(Chico Viana)
Por volta das cinco da tarde, Dalila entra no escritório e começa a olhar para mim. Não late, não gane, não esperneia. Apenas espera. Se insisto em continuar diante do computador, ela eriça as orelhas numa repreensão muda. Caso eu continue indiferente, ameaça se baixar como se dissesse: se você não se levanta, faço aqui mesmo.

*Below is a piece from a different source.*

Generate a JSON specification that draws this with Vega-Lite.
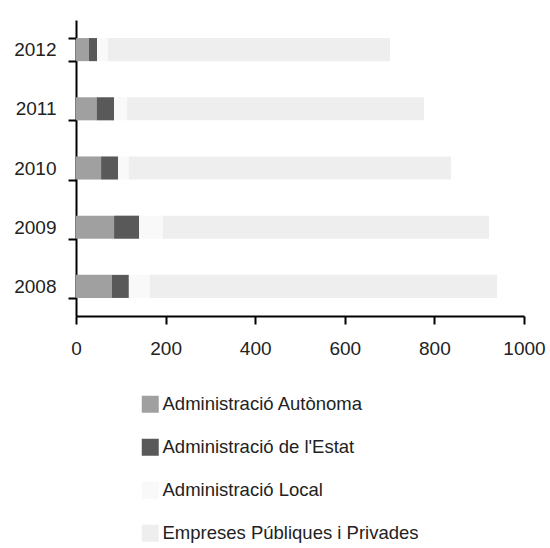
{
  "$schema": "https://vega.github.io/schema/vega-lite/v6.json",
  "autosize": {"type": "none"},
  "width": 448,
  "height": 296,
  "padding": {"left": 76, "top": 20, "right": 26, "bottom": 232},
  "background": "white",
  "config": {"view": {"stroke": null}},
  "data": {"values": [
    {"year": "2012", "cat": "Administració Autònoma", "k": 1, "value": 29},
    {"year": "2012", "cat": "Administració de l'Estat", "k": 2, "value": 18},
    {"year": "2012", "cat": "Administració Local", "k": 3, "value": 24},
    {"year": "2012", "cat": "Empreses Públiques i Privades", "k": 4, "value": 630},
    {"year": "2011", "cat": "Administració Autònoma", "k": 1, "value": 46},
    {"year": "2011", "cat": "Administració de l'Estat", "k": 2, "value": 39},
    {"year": "2011", "cat": "Administració Local", "k": 3, "value": 29},
    {"year": "2011", "cat": "Empreses Públiques i Privades", "k": 4, "value": 663},
    {"year": "2010", "cat": "Administració Autònoma", "k": 1, "value": 56},
    {"year": "2010", "cat": "Administració de l'Estat", "k": 2, "value": 38},
    {"year": "2010", "cat": "Administració Local", "k": 3, "value": 24},
    {"year": "2010", "cat": "Empreses Públiques i Privades", "k": 4, "value": 719},
    {"year": "2009", "cat": "Administració Autònoma", "k": 1, "value": 85},
    {"year": "2009", "cat": "Administració de l'Estat", "k": 2, "value": 56},
    {"year": "2009", "cat": "Administració Local", "k": 3, "value": 53},
    {"year": "2009", "cat": "Empreses Públiques i Privades", "k": 4, "value": 728},
    {"year": "2008", "cat": "Administració Autònoma", "k": 1, "value": 80},
    {"year": "2008", "cat": "Administració de l'Estat", "k": 2, "value": 38},
    {"year": "2008", "cat": "Administració Local", "k": 3, "value": 47},
    {"year": "2008", "cat": "Empreses Públiques i Privades", "k": 4, "value": 775}
  ]},
  "mark": {"type": "bar"},
  "encoding": {
    "y": {
      "field": "year", "type": "nominal", "sort": "descending",
      "scale": {"paddingInner": 0.61, "paddingOuter": 0.305},
      "axis": {
        "title": null, "tickBand": "extent", "tickSize": 8, "tickWidth": 2, "tickColor": "#000",
        "domainWidth": 2, "domainColor": "#000", "labelPadding": 12,
        "labelFont": "Liberation Sans", "labelFontSize": 19, "labelColor": "#222", "grid": false
      }
    },
    "x": {
      "field": "value", "type": "quantitative", "stack": "zero",
      "scale": {"domain": [0, 1000], "nice": false},
      "axis": {
        "title": null, "values": [0, 200, 400, 600, 800, 1000], "format": "d", "tickSize": 8, "tickWidth": 2, "tickColor": "#000",
        "domainWidth": 2, "domainColor": "#000", "labelPadding": 15, "grid": false,
        "labelFont": "Liberation Sans", "labelFontSize": 19, "labelColor": "#222", "labelFlush": false
      }
    },
    "color": {
      "field": "cat", "type": "nominal",
      "scale": {
        "domain": ["Administració Autònoma", "Administració de l'Estat", "Administració Local", "Empreses Públiques i Privades"],
        "range": ["#A0A0A0", "#595959", "#F9F9F9", "#EEEEEE"]
      },
      "legend": {
        "title": null, "orient": "none", "legendX": 65, "legendY": 375, "direction": "vertical",
        "symbolType": "square", "symbolSize": 289, "symbolStrokeWidth": 0, "symbolOpacity": 1,
        "labelFont": "Liberation Sans", "labelFontSize": 18.5, "labelColor": "#222", "labelOffset": 3,
        "rowPadding": 24, "padding": 0, "labelLimit": 400
      }
    },
    "order": {"field": "k", "type": "quantitative"}
  }
}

Esse argumento é decisivo. Levanto-me, passo a coleira em torno do seu pescoço, borrifo-lhe um pouco de repelente contra carrapatos e desço com ela as escadas rumo ao calçamento. Dalila é instruída, segura-se o quanto pode e só nas cercanias de um terreno baldio faz suas necessidades.
Envolvo a matéria num plástico e jogo-a num lixo próximo, longe dos olhos e narizes de quem passa. Gesto civilizado, que vi faz muito tempo num filme francês. Muita gente por aqui ainda não o copia; prefere fazer da rua privada de cães e acrescentar mais um argumento a quem não gosta dos bichos. Não é agradável recolher “aquilo”, é verdade; mas a civilização impõe deveres de que a gente não pode nem deve se esquivar.
Depois de aliviada, Dalila começa o seu passeio. Passa o dia em casa aguardando esses 10 ou 15 minutos de rua, quando pode percorrer um espaço maior e cheirar à vontade. Li certa vez que para tirar o estresse do cão não é preciso levá-lo para passear; basta fazê-lo cheirar um espaço que para ele seja novo. A diversidade de odores que encontra ali revigora-lhe a alma, a sensibilidade, o espírito, ou que nome tenha o centro de suas emoções.
Um palmo de terreno, monótono e insípido para nós, pode ser para ele uma excursão turística de cheiros. Seu olfato capta gradações que ultrapassam de muito os limites para os quais nossas narinas estão equipadas, os quais vão, grosso modo, do perfume francês a um desses esgotos de favela. O resto ignoramos.
Não temos, de fato, a hipertrofia de um sentido como a têm os cães em relação ao cheiro, ou as águias quanto à visão. Sentimos tudo dispersamente, por igual, o que não é vantajoso. Se nada chega ao intelecto sem passar pelos sentidos, talvez esteja nessa dispersão a fonte da nossa ignorância do mundo. Como captá-lo, como compreendê-lo, se o nosso cérebro padece de anemia sensorial?
Vejam se não tenho razão: Dalila me puxa pela coleira e vai sugando o chão com as narinas. Isso a impulsiona a ponto de quase me fazer deixá-la escapar. Parece um aspirador vivo na ânsia de absorver os menores resíduos olfativos da paisagem, e sairá dessa experiência plenificada. Enquanto isso, eu me desligo das sensações em volta pensando nestas besteiras que o leitor está lendo. Tudo para depois, friamente, redigir um texto diante do computador. Qual dos dois está certo?